Allison exits with a basket of laundry. The camera switches to a single shot of her face, alone next door. The lights dim. She takes the empty beer glass she’s carrying and in her pent-up fury she smashes it on the washing machine. The laughter stops. All of a sudden we are in a completely different programme, a dark drama that shows the unseen side of these sitcoms about terrible men and their long-suffering partners. Allison dreams of escaping her dead-end job at the liquor store and building a better life. But how can she, with a deadbeat like Kevin at home? Over the course of the episode, the action switches between these two universes: always-sunny sitcomland and forgotten suburban America. The result is a kind of noirish Rosencrantz & Guildenstern Are Dead in which we see both the main play and the play behind the play. If that sounds ambitious, it’s welcome. As a format, sitcoms have been begging out for a bit of brain juice.

Murphy has said in interviews that she was on the verge of quitting acting when she was cast in Eugene & Dan Levy’s comedy Schitt’s Creek, which ran for six series before its conclusion last year. On such moments of fortune are enormous careers made. Her quitting would have been a loss. She was the brightest breakout star in an ensemble with several to choose from, imbuing her spoilt-brat daughter Alexis with pathos and sweetness as well as pinpoint comic timing. When Schitt’s Creek finished, Murphy must have had scripts piled up in huge drifts at her door. You can see why she took this on: she gets not one but two shows in which to show her range. The other actors are fine, but she necessarily has to do a lot of the heavy lifting.

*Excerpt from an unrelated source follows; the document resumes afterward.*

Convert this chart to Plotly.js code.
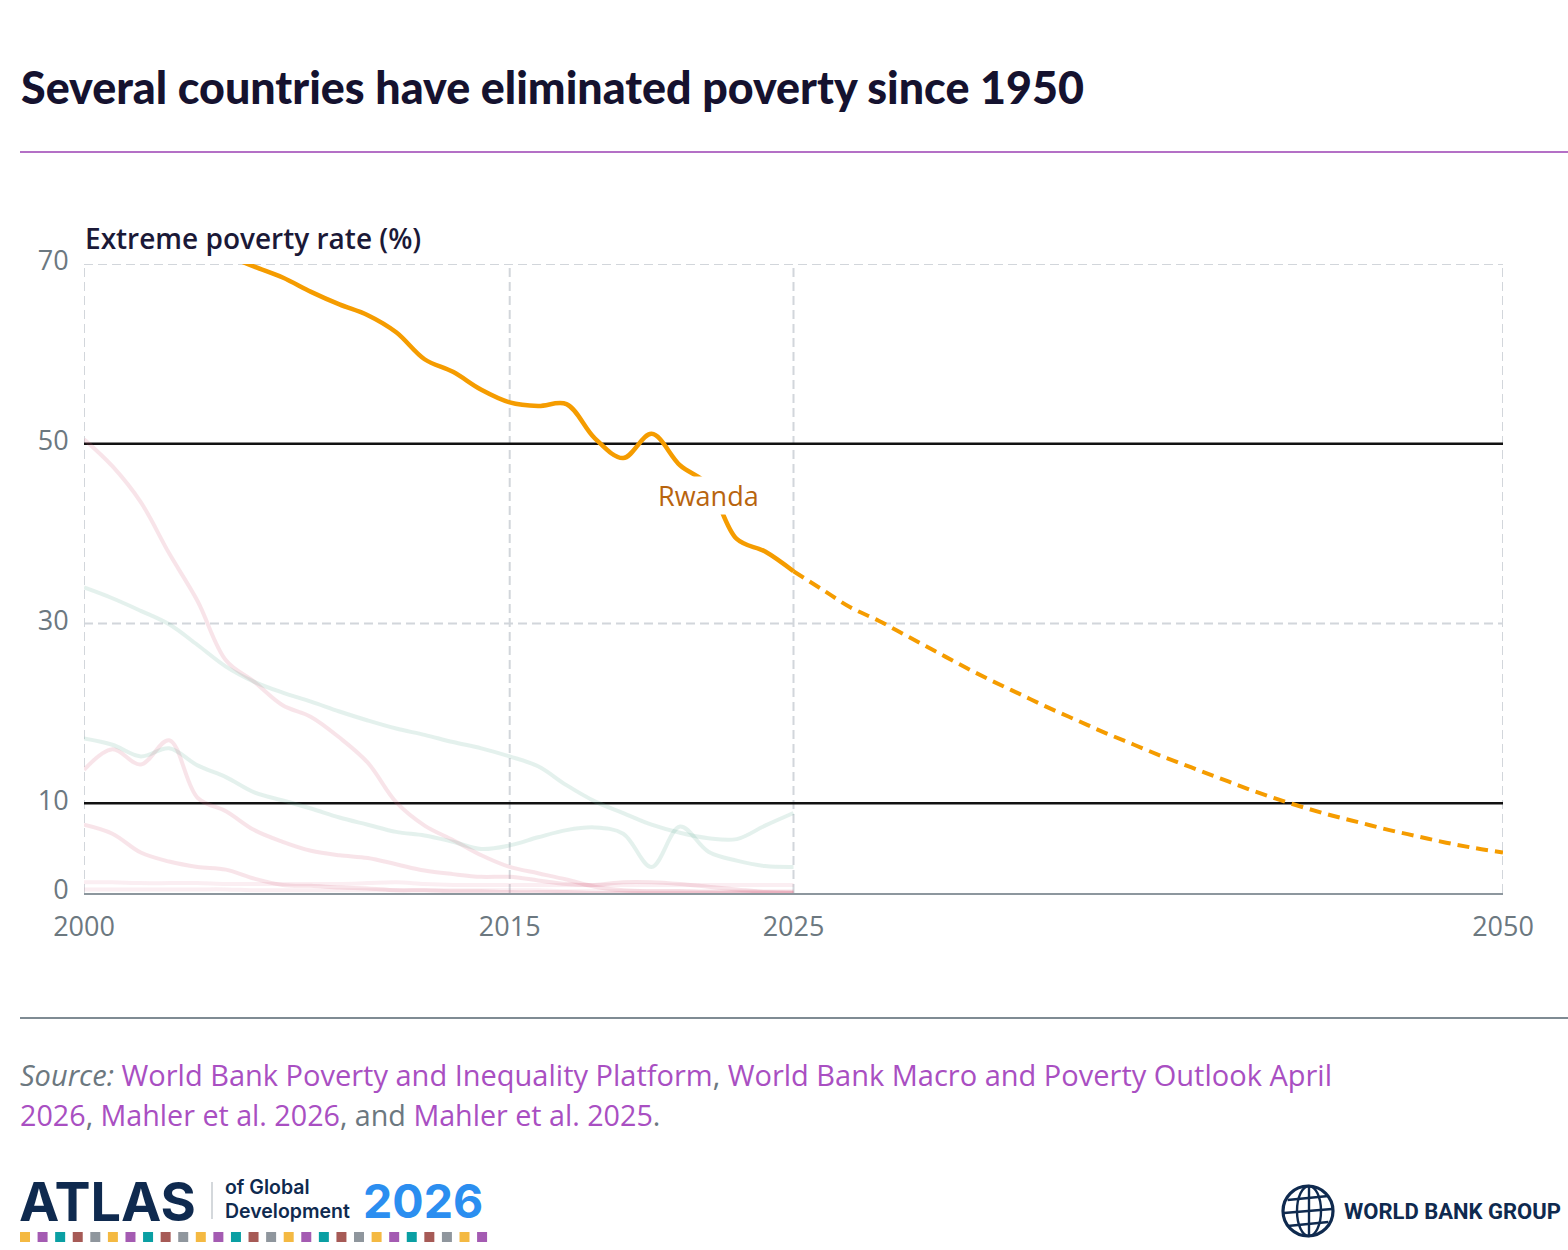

In its haha-but-not-really tone and nihilistic gloom, the series Kevin Can F**k Himself most closely resembles is BoJack Horseman, the Netflix cartoon satire about a washed-up actor (who happens to be a horse). Where that takes direct aim at Hollywood, this show approaches it more obliquely, exposing the fraudulence of so many TV visions of domestic life. The execution doesn’t always match up to the ambition, but in its best moments Kevin Can F**k Himself walks a brilliantly uneasy line between comedy and drama. We’ll excuse almost anything for a laugh.